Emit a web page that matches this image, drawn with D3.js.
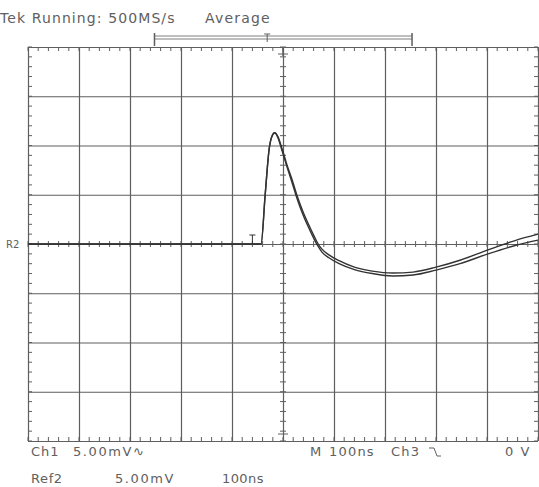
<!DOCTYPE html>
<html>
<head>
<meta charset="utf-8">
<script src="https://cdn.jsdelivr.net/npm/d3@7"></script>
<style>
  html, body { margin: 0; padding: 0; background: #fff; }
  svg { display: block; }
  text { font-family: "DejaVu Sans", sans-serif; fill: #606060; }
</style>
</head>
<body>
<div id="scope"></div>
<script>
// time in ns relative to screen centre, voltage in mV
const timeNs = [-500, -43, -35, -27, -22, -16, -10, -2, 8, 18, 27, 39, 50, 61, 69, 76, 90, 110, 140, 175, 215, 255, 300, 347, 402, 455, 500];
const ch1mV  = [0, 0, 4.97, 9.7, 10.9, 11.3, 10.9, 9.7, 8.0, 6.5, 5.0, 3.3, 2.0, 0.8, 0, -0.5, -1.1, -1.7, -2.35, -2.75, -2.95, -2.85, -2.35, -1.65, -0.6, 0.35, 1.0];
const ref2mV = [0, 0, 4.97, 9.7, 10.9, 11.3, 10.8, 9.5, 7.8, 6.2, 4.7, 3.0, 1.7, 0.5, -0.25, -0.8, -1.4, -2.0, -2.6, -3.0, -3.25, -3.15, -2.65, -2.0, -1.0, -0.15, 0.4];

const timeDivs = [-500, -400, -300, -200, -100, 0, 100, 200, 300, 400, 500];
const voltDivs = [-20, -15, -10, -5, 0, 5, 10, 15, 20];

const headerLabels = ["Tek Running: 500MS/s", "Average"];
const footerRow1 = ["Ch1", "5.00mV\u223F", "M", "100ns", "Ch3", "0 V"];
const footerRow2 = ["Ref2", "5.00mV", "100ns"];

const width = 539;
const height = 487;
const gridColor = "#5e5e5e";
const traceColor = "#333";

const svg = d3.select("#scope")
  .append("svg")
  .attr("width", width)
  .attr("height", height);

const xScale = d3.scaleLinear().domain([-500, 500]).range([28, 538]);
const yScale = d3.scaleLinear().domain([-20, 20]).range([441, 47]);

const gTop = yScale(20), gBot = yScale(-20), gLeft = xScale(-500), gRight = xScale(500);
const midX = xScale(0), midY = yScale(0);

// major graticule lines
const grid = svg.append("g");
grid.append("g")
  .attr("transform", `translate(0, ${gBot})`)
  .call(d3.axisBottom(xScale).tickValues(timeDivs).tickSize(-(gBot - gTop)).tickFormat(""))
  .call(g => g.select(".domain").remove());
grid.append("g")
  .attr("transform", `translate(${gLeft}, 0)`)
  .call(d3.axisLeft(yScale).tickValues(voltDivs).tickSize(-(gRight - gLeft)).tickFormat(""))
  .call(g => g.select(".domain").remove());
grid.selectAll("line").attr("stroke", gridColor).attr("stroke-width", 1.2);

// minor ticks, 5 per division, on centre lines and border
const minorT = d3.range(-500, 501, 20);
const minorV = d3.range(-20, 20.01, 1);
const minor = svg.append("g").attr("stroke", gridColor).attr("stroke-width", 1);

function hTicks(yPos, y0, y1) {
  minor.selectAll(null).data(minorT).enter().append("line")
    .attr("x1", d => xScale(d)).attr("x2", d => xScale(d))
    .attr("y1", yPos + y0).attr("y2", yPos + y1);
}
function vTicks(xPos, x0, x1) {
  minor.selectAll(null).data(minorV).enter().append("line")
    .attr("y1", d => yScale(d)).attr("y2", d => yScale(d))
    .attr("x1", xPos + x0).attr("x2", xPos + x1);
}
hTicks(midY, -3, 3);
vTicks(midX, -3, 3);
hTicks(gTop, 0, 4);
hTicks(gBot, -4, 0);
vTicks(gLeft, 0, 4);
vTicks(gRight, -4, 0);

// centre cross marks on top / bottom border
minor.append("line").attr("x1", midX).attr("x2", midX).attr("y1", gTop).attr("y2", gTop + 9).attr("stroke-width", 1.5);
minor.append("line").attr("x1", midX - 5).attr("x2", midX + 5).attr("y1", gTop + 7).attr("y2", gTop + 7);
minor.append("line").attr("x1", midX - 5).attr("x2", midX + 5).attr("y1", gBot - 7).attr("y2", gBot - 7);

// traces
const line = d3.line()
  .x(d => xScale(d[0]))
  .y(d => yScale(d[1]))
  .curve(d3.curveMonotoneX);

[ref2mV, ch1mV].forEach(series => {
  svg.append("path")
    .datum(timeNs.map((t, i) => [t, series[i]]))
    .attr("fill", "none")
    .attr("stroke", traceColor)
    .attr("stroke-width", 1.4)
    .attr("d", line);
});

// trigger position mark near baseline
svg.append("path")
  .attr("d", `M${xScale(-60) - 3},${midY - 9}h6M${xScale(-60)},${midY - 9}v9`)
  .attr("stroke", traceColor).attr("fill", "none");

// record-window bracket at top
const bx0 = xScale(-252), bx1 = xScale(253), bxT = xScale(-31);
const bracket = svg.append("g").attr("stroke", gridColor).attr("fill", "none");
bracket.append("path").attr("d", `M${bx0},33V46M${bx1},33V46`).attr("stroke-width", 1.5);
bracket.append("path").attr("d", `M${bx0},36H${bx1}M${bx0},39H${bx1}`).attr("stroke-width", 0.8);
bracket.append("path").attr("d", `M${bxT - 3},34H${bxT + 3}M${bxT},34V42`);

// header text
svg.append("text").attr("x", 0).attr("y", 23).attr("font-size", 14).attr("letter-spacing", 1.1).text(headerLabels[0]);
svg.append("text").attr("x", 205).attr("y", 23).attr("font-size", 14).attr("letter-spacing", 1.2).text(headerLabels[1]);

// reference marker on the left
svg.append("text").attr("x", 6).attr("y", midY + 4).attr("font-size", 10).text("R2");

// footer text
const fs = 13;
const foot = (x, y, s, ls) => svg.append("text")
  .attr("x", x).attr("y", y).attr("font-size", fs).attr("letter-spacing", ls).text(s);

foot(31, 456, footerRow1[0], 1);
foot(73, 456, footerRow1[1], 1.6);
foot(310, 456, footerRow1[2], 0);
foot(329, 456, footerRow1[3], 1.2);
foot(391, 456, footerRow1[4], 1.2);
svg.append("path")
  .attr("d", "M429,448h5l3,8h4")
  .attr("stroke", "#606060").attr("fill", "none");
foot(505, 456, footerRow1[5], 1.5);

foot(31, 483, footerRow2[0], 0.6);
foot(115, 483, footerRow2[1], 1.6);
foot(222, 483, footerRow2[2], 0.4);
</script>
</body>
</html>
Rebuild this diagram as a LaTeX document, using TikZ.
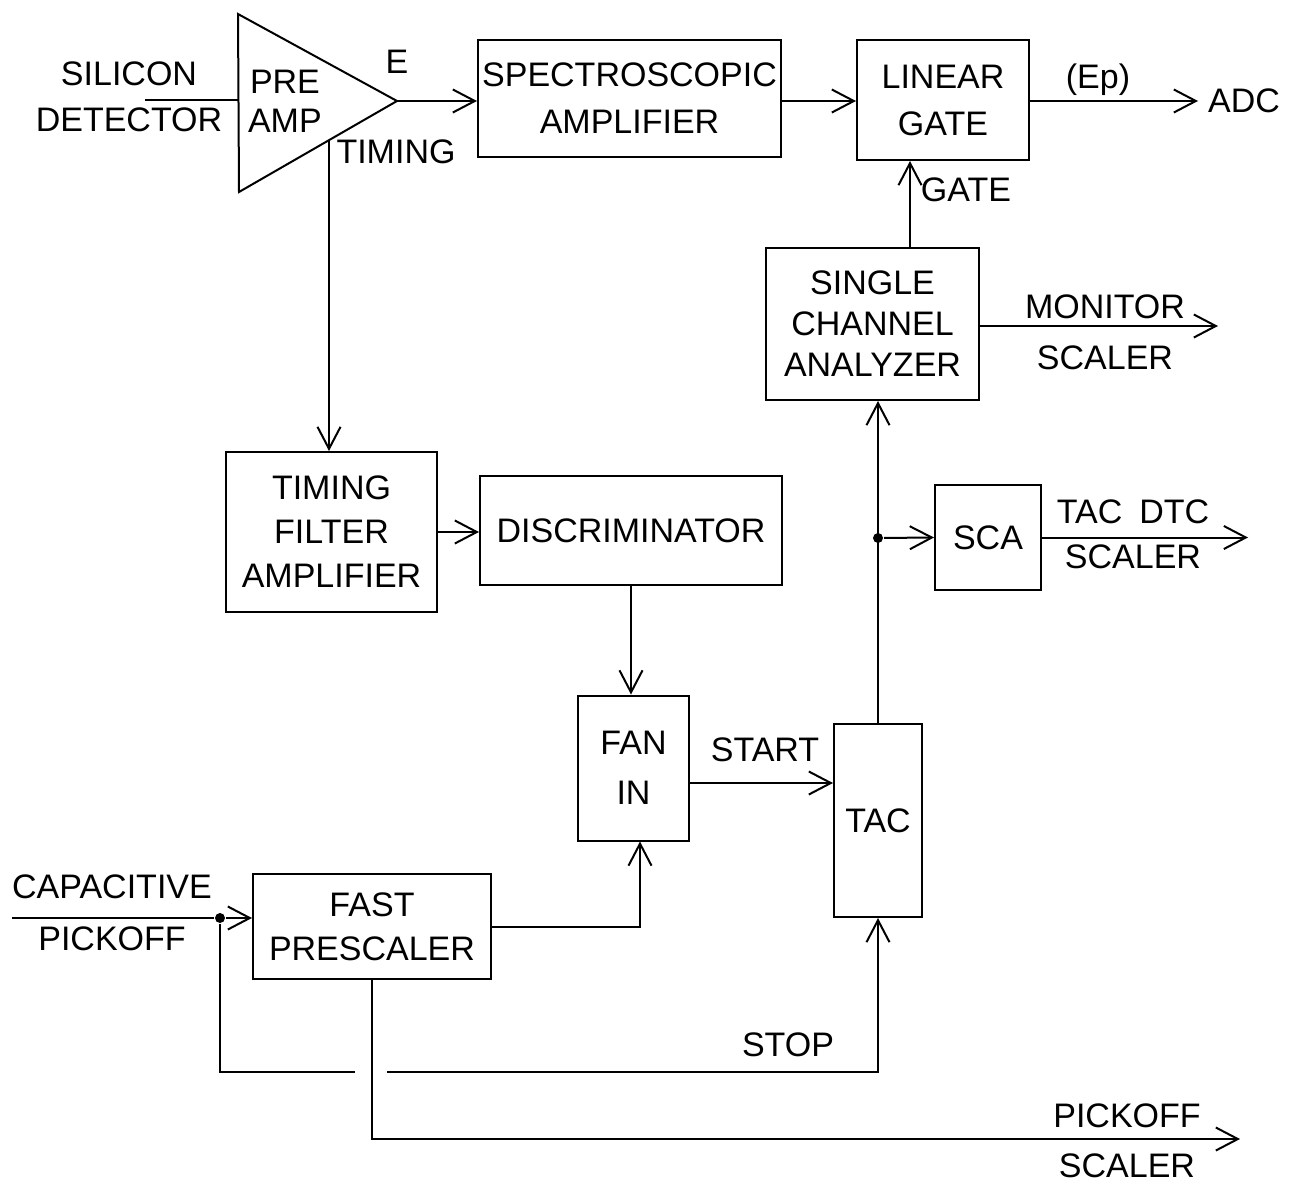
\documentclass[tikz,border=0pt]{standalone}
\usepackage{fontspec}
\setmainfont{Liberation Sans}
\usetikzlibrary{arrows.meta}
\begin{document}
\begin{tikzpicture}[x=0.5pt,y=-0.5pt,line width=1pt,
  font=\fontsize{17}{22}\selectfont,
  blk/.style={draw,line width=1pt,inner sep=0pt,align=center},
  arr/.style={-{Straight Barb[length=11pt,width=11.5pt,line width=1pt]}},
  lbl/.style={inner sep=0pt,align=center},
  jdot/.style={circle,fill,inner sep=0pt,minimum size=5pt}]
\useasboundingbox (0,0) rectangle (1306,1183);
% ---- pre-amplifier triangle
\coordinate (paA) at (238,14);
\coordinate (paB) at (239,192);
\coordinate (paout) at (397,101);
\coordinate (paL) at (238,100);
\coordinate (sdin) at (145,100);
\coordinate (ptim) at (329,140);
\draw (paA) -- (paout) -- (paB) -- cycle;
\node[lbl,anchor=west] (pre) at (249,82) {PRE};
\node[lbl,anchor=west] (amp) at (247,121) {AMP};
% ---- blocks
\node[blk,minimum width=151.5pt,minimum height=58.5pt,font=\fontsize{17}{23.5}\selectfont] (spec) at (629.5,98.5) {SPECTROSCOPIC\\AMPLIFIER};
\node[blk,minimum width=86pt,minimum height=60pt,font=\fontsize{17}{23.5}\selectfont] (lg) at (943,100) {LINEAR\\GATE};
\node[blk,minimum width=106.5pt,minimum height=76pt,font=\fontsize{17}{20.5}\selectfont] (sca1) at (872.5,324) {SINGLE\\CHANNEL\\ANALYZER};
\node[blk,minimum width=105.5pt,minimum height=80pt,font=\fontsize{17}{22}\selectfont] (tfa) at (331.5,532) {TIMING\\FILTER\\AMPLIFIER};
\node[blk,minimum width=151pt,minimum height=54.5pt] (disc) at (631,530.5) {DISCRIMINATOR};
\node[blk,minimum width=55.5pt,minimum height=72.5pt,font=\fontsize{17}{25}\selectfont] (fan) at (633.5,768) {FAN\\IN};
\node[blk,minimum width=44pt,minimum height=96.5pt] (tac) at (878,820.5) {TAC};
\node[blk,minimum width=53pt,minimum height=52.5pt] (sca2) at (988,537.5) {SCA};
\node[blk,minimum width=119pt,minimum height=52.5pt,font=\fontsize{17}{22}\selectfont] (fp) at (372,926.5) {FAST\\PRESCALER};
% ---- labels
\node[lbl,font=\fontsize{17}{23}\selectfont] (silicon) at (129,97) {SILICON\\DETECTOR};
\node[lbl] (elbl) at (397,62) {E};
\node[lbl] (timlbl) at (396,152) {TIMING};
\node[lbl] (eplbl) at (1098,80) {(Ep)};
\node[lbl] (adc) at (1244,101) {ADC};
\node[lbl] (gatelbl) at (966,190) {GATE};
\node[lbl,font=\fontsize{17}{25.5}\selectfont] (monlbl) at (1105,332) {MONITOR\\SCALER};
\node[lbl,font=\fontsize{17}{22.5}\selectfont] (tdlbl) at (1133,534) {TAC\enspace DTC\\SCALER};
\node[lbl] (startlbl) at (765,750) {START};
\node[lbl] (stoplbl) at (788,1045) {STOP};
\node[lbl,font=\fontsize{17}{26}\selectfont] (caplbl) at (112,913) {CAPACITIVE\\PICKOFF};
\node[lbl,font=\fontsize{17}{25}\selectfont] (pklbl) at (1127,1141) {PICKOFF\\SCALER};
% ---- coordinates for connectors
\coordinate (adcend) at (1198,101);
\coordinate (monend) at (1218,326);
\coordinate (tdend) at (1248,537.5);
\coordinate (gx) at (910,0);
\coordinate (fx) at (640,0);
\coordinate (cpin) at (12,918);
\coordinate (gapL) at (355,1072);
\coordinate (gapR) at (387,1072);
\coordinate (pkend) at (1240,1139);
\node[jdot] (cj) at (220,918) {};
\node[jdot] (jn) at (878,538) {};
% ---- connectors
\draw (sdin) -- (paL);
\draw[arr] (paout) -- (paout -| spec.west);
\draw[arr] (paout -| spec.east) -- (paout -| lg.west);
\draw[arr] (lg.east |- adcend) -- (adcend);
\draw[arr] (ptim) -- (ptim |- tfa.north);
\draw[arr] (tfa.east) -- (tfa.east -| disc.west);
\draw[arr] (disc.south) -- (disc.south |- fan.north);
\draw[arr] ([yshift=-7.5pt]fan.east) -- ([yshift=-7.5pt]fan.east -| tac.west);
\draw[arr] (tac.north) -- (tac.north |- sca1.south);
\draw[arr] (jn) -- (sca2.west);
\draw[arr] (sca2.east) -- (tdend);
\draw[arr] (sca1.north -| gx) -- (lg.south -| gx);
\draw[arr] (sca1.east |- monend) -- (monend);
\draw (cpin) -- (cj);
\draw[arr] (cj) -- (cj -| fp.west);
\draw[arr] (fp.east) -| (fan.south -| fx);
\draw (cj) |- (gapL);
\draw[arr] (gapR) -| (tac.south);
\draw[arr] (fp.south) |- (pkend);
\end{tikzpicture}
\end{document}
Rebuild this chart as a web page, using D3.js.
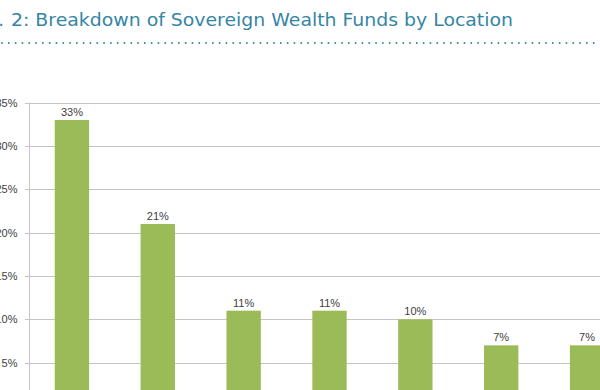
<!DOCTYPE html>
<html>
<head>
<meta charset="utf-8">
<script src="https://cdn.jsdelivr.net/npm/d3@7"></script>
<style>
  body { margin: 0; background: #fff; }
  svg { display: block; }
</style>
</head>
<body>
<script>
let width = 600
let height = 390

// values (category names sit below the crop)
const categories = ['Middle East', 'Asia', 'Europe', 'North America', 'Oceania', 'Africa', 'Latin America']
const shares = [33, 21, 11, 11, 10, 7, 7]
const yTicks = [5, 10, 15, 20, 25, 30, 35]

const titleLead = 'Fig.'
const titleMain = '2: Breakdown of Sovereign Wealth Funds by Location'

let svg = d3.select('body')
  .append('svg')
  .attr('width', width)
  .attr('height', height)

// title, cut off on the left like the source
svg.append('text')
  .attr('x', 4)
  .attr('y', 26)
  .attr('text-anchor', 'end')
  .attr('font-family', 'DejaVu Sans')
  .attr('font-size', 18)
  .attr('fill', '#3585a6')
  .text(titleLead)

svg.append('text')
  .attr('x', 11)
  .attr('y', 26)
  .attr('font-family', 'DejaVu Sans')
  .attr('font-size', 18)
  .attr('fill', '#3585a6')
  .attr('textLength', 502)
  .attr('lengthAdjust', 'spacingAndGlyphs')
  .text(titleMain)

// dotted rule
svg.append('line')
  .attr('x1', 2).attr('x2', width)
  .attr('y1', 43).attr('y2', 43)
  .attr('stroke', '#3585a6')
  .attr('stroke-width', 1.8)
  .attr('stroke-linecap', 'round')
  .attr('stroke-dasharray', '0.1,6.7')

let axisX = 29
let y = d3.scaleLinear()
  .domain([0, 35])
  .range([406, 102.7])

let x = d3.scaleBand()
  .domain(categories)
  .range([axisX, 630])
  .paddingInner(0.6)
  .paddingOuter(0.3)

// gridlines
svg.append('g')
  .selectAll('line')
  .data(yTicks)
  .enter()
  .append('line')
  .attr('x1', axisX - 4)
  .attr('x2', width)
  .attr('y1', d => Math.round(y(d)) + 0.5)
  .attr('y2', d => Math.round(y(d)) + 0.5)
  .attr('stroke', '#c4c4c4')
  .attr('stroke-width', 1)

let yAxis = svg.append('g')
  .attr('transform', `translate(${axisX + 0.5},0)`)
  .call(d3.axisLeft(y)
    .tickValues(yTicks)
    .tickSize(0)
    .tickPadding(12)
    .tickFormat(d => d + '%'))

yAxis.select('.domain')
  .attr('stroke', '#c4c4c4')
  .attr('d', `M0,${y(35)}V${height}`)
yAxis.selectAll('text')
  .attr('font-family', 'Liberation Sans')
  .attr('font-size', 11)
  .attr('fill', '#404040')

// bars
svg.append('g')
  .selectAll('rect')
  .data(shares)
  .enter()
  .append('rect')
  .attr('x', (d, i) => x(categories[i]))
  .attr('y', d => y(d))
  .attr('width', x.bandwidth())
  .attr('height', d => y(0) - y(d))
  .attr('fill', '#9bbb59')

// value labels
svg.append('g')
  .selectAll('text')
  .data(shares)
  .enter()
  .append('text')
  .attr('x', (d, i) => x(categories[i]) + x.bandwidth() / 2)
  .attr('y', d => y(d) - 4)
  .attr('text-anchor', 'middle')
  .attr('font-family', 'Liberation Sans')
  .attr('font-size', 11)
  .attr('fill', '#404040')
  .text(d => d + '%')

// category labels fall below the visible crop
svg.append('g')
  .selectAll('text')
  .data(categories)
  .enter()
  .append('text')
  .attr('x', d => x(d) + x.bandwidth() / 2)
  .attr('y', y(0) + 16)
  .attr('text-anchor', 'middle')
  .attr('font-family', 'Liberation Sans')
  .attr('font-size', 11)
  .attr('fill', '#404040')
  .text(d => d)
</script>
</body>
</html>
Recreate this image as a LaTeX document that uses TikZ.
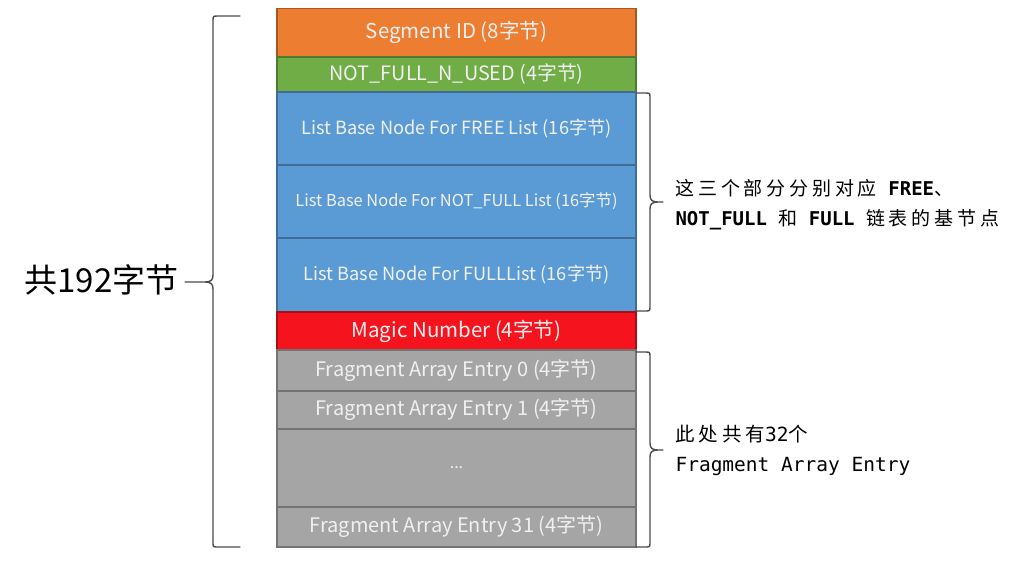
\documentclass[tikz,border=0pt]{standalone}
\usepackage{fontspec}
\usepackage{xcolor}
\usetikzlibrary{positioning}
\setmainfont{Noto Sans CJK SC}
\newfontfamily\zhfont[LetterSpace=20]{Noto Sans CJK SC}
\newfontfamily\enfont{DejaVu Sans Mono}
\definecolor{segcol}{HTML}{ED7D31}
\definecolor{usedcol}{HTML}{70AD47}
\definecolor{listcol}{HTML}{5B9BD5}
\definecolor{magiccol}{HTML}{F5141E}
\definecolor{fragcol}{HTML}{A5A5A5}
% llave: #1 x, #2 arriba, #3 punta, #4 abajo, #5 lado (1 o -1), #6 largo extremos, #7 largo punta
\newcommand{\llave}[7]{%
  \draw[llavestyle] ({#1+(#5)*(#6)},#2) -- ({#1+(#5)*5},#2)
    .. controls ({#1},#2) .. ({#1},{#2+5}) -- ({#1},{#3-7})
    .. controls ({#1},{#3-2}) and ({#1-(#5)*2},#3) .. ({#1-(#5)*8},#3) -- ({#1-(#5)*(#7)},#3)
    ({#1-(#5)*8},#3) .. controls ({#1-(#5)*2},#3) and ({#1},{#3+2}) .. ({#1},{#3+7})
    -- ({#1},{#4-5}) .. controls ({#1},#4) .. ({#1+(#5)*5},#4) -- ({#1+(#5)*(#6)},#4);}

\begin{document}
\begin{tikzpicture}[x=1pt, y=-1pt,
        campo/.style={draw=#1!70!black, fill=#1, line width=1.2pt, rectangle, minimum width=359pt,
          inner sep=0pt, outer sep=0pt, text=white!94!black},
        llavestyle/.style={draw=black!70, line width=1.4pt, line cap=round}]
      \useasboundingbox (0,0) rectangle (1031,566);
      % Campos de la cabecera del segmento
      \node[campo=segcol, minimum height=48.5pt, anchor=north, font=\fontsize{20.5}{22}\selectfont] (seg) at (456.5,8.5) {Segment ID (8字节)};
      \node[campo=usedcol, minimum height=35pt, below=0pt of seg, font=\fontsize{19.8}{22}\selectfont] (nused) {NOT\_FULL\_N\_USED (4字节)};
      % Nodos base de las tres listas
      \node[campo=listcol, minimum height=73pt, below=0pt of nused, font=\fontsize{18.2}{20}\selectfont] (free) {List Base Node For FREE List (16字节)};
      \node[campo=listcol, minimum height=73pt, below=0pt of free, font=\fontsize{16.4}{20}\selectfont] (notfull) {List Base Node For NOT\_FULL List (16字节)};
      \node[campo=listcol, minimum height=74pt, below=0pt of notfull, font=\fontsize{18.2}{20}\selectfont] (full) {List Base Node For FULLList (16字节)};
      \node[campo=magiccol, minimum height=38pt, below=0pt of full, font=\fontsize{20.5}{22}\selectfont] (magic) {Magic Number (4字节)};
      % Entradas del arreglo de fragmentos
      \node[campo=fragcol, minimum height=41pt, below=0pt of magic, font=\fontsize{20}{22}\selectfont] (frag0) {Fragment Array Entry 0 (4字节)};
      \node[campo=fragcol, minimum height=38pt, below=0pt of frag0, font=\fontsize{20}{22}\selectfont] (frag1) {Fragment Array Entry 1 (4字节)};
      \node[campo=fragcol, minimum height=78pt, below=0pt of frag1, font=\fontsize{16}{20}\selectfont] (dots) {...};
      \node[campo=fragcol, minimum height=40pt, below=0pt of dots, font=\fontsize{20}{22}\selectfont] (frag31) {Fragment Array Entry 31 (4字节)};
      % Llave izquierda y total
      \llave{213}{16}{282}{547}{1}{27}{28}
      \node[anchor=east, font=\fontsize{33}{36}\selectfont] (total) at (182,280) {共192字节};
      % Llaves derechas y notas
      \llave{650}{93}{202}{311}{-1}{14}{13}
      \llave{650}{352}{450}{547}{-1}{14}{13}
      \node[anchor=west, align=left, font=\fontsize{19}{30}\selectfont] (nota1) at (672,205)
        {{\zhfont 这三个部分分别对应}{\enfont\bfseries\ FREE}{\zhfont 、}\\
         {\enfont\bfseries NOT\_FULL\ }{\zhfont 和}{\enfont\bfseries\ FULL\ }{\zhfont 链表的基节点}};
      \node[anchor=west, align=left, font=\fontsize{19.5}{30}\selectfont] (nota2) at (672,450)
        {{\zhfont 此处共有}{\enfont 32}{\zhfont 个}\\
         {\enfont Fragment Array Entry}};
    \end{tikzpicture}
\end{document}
---------------
- [DO THIS]: Above are the records; repeat their lines from the first through the line containing "const midX = xScale(0), midY = yScale(0);", and leave out each picture.

- [ANSWER TO THE EXERCISE]:
Emit a web page that matches this image, drawn with D3.js.
<!DOCTYPE html>
<html>
<head>
<meta charset="utf-8">
<script src="https://cdn.jsdelivr.net/npm/d3@7"></script>
<style>
  html, body { margin: 0; padding: 0; background: #fff; }
  svg { display: block; }
  text { font-family: "DejaVu Sans", sans-serif; fill: #606060; }
</style>
</head>
<body>
<div id="scope"></div>
<script>
// time in ns relative to screen centre, voltage in mV
const timeNs = [-500, -43, -35, -27, -22, -16, -10, -2, 8, 18, 27, 39, 50, 61, 69, 76, 90, 110, 140, 175, 215, 255, 300, 347, 402, 455, 500];
const ch1mV  = [0, 0, 4.97, 9.7, 10.9, 11.3, 10.9, 9.7, 8.0, 6.5, 5.0, 3.3, 2.0, 0.8, 0, -0.5, -1.1, -1.7, -2.35, -2.75, -2.95, -2.85, -2.35, -1.65, -0.6, 0.35, 1.0];
const ref2mV = [0, 0, 4.97, 9.7, 10.9, 11.3, 10.8, 9.5, 7.8, 6.2, 4.7, 3.0, 1.7, 0.5, -0.25, -0.8, -1.4, -2.0, -2.6, -3.0, -3.25, -3.15, -2.65, -2.0, -1.0, -0.15, 0.4];

const timeDivs = [-500, -400, -300, -200, -100, 0, 100, 200, 300, 400, 500];
const voltDivs = [-20, -15, -10, -5, 0, 5, 10, 15, 20];

const headerLabels = ["Tek Running: 500MS/s", "Average"];
const footerRow1 = ["Ch1", "5.00mV\u223F", "M", "100ns", "Ch3", "0 V"];
const footerRow2 = ["Ref2", "5.00mV", "100ns"];

const width = 539;
const height = 487;
const gridColor = "#5e5e5e";
const traceColor = "#333";

const svg = d3.select("#scope")
  .append("svg")
  .attr("width", width)
  .attr("height", height);

const xScale = d3.scaleLinear().domain([-500, 500]).range([28, 538]);
const yScale = d3.scaleLinear().domain([-20, 20]).range([441, 47]);

const gTop = yScale(20), gBot = yScale(-20), gLeft = xScale(-500), gRight = xScale(500);
const midX = xScale(0), midY = yScale(0);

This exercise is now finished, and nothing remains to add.